Remember when Gasol was benched late in games last season? Or relegated to sixth man status? Or positioned on the perimeter when he was on the court and encouraged to attempt the most 3-pointers of his 12-year career?
Not the case anymore. Just three days into training camp, D'Antoni has already named two definitive starters while Kobe Bryant is out: Gasol at center and Steve Nash, his longtime pupil, running the point. And expectations are high for the former four-time All-Star in the middle.
"When your knees hurt, it’s not easy to play," D'Antoni said after practice Monday, referring to the 33 games Gasol missed a year ago because of chronic pain in his knees. "I think he feels better and when he feels good, I think he’s going to be great. Keep your fingers crossed because hopefully he’ll have his best year ever. He’s still young enough, he’s only 33."
D'Antoni wasn't finished with the praise yet.
"I think he has at least five more good years, real good years, in him," D'Antoni said.
With Gasol's role firmly entrenched, D'Antoni is turning his sights to a five-man group of Jordan Hill, Chris Kaman, Wesley Johnson, Shawne Williams and rookie Ryan Kelly, to a lesser extent, to determine who will be his partner in the Lakers' starting frontcourt.
It's a diverse crowd. Kaman is the biggest of the bunch at 7-foot, 265 pounds, but he brings with him the ability to consistently hit the from the midrange. Hill is known as an energizing garbage man who plays defense and works the boards, but he spent the offseason working on his outside shot. Williams and Kelly are strictly stretch fours. Johnson is more of a slashing wing who, like Hill, has worked to improve his outside shot to become more appealing in D'Antoni's system.
"Pau can play with anybody," D'Antoni said. "He makes anybody look good with his passing, so, you can play him with Jordan who is more of a runner and slasher, or you can play Kaman who is more of a catch-and-shoot kind of guy, so they’ll all blend in real well together."
D'Antoni said he would prefer to find a full-time starter at power forward by the Lakers' opening night against the Los Angeles Clippers on Oct. 29, rather than shuffle the starting lineup as the season goes on based on matchups.
"I would rather teams have to match up with us," D'Antoni said. "(The) team that we put out there should be our strongest team and we’ll figure that out. It could happen, but I would like to have everybody know their role and feel comfortable in it. Not some days start, some days not. It might happen, but I don’t know."
It's hard to read the tea leaves to handicap the power forward race based on D'Antoni's comments so far.
On one hand, D'Antoni has stressed the need for defense coming out of the position, so Hill could be considered to have the advantage, yet D'Antoni said Hill has been, "Little rusty, little tired like everybody, but good."
The coach has complimented Kaman's versatility in terms of being interchangeable when being on the court together with Gasol, however Kaman starting means that seldom used second-year player Robert Sacre would become the team's back-up center, which would be a major leap from the bench role he played last season.
Johnson has a lot of upside, but very little experience at the position.
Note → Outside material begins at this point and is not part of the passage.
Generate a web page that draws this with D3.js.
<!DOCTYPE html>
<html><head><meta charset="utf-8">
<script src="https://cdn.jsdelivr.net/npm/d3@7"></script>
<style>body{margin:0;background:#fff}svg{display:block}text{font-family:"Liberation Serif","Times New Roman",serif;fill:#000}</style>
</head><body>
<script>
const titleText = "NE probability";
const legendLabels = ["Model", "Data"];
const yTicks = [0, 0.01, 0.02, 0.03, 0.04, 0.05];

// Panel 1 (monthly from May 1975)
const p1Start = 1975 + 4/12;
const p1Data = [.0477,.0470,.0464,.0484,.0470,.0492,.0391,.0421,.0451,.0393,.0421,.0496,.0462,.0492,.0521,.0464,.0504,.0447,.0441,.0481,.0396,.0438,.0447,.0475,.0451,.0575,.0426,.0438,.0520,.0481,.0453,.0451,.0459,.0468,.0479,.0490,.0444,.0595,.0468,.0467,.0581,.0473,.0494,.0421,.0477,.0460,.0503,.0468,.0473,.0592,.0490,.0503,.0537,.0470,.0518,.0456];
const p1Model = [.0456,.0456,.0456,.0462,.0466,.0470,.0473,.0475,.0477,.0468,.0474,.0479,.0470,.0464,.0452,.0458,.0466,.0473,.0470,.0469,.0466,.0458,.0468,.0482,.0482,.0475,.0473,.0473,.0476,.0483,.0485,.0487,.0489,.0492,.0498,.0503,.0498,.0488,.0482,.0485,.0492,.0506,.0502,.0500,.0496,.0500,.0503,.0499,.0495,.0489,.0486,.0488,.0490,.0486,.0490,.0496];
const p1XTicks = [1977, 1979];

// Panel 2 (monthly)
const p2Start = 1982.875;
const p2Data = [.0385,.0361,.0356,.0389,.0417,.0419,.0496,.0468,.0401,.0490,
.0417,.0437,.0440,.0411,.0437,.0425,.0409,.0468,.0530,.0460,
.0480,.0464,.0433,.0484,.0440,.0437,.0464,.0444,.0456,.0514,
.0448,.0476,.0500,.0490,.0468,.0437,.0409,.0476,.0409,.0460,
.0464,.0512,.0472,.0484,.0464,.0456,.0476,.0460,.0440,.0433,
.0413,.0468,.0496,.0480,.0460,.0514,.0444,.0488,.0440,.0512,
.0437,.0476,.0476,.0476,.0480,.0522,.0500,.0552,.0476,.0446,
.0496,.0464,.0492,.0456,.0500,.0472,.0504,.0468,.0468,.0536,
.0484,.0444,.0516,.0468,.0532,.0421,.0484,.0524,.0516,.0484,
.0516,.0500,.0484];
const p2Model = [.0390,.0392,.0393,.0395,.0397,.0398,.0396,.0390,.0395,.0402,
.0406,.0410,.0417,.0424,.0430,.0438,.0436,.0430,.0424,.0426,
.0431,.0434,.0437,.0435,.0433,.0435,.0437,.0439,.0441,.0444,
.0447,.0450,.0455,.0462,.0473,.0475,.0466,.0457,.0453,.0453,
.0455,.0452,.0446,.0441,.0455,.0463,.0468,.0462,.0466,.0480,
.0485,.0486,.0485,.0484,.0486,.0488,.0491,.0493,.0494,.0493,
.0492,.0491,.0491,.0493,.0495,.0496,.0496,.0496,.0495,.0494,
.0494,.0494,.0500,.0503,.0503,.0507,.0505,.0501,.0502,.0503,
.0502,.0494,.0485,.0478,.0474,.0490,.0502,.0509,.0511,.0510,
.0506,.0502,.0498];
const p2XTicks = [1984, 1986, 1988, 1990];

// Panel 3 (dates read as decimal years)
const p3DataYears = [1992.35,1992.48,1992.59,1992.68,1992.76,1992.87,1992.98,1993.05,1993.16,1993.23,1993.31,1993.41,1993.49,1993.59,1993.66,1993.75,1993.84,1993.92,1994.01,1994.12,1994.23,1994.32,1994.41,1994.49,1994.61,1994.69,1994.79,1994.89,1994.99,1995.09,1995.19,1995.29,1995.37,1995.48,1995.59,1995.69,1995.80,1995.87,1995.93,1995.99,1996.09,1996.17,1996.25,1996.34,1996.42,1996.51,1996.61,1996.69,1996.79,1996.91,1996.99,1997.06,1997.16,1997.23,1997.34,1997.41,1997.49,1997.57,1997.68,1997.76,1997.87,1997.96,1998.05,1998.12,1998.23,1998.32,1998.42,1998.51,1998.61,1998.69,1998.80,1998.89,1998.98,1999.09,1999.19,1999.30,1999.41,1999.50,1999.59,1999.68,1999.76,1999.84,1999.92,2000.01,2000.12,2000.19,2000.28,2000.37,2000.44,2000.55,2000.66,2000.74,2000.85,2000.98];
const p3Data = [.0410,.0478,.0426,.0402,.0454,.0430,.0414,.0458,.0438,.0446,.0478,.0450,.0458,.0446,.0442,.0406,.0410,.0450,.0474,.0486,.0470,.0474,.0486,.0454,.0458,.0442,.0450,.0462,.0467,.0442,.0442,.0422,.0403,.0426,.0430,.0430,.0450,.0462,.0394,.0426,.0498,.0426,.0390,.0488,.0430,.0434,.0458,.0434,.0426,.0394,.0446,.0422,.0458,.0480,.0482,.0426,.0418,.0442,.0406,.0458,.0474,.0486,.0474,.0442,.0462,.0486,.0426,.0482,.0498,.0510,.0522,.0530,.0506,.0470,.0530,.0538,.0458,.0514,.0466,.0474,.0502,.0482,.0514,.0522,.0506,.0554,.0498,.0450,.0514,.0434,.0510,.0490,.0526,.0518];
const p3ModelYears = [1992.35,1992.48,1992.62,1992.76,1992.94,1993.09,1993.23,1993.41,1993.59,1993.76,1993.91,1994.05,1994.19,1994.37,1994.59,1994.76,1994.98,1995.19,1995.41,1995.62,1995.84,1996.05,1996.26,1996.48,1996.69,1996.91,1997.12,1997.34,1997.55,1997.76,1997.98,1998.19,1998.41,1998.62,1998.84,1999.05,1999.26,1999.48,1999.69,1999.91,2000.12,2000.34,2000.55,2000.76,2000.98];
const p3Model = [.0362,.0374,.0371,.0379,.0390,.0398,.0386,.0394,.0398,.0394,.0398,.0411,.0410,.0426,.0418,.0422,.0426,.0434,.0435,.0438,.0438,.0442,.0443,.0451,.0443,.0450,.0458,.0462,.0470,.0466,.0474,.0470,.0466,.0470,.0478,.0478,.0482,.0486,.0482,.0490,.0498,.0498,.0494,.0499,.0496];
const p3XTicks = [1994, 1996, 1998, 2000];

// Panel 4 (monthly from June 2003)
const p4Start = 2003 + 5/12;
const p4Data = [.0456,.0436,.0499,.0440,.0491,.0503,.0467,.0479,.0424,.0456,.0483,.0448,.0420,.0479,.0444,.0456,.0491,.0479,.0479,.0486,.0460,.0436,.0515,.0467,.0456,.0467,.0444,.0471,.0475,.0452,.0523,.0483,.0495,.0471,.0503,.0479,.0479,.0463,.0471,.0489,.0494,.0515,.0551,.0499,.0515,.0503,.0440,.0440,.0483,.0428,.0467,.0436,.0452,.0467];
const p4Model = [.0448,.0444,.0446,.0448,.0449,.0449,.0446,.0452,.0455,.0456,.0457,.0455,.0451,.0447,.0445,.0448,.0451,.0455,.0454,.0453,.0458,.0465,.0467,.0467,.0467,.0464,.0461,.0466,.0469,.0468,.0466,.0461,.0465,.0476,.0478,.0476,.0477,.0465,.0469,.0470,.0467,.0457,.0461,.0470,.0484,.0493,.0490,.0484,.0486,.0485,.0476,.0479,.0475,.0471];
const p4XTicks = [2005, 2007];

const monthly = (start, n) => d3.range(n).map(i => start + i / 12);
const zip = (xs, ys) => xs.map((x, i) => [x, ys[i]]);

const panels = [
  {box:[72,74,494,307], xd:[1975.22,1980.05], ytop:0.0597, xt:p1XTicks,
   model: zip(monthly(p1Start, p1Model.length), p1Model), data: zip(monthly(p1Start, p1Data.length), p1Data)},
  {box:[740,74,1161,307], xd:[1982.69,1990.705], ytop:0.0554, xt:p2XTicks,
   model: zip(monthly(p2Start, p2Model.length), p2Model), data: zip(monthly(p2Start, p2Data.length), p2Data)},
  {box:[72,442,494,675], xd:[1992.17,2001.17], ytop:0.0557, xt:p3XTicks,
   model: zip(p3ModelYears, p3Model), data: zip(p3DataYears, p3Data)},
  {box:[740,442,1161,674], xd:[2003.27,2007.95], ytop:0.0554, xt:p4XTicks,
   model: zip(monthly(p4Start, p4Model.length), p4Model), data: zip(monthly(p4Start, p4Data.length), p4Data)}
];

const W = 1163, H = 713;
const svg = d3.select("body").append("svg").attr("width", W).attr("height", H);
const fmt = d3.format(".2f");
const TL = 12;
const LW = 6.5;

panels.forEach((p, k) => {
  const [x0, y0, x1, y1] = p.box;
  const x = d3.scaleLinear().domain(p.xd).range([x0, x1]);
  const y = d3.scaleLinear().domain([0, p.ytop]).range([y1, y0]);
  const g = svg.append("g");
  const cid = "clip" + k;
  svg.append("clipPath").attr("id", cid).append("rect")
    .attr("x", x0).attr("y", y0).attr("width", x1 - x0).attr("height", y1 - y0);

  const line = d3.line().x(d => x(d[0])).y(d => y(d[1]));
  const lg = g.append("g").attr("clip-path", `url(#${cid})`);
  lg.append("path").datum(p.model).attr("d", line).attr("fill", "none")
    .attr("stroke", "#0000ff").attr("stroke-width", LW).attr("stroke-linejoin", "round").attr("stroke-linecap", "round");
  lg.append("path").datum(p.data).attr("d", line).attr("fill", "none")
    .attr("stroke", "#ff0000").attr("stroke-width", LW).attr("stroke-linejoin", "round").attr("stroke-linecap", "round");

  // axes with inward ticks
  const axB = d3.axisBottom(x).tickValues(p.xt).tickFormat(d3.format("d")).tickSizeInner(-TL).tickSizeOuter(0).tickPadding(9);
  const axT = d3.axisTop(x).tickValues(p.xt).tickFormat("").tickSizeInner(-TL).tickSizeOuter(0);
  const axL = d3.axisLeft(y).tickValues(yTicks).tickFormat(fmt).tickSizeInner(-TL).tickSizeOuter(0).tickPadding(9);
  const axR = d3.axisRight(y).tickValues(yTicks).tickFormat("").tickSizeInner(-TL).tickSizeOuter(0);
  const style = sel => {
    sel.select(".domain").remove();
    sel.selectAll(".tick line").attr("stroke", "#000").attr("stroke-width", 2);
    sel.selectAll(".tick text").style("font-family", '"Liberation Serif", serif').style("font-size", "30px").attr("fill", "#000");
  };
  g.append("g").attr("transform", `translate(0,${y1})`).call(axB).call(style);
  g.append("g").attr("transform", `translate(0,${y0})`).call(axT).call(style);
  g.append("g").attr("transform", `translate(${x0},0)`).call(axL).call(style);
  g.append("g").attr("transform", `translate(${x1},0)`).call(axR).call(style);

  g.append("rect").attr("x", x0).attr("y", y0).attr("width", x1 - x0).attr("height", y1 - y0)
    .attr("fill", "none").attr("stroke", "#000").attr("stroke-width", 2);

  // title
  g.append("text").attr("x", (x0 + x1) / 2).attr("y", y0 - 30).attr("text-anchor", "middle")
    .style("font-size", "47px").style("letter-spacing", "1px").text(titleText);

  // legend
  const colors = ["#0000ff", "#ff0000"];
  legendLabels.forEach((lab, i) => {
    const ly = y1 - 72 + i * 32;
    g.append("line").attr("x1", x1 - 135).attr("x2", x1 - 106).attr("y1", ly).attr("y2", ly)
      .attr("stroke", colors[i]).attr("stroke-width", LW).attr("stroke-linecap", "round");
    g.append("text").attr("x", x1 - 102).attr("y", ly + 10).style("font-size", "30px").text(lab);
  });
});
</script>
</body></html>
Williams had success playing under D'Antoni in New York, but was out of the league altogether last season. Kelly hasn't even been able to practice with the team yet during training camp as he continues to work out on the anti-gravity treadmill while recovering from foot problems.
"At this point, we're still determining what the lineups will be," Kaman said. "We've had three practices and everybody is kind of jumping the gun a little bit. Let things happen and see how that goes. Who knows what the lineup is going to be? Who knows if we go small, big? It just depends on the teams and the day and how coach is feeling about certain things."
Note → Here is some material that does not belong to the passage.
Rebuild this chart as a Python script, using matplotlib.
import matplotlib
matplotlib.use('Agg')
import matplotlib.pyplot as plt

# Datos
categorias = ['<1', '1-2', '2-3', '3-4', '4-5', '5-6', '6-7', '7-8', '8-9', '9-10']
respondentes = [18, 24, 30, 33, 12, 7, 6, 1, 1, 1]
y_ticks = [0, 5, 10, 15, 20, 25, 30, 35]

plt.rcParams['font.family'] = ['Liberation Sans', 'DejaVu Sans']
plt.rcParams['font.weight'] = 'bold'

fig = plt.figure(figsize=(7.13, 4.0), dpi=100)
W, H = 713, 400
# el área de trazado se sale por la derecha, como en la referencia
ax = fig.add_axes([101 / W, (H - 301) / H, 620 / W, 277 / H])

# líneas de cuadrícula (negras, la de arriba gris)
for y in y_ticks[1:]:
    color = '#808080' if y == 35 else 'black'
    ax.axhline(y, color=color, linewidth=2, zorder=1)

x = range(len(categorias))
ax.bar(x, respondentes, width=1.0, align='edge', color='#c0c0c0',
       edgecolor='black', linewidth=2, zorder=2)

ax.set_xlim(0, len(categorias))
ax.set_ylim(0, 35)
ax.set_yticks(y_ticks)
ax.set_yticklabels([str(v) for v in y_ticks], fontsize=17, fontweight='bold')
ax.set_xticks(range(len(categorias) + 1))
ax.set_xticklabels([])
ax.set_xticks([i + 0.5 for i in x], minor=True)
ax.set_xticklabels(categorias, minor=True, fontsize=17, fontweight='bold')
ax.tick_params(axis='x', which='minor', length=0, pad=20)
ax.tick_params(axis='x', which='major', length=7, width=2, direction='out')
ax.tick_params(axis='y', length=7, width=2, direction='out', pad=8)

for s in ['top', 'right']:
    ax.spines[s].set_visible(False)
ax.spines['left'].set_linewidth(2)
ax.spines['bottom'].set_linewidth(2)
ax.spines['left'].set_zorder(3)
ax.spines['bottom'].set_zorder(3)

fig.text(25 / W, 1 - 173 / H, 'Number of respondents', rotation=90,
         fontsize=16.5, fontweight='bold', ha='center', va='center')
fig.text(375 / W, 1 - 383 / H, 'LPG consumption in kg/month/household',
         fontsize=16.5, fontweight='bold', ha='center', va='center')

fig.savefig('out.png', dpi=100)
No matter who wins the starting job, D'Antoni is hoping the pool of players can make up for the absence felt from Howard's departure.
"These guys have other strengths," D'Antoni said. "Dwight is a very good player, obviously, and we would play a certain way. This way we’ll play a little bit more wide open, a little bit different but that remains to be seen. The biggest thing on the defensive end, we just got to collectively do the job."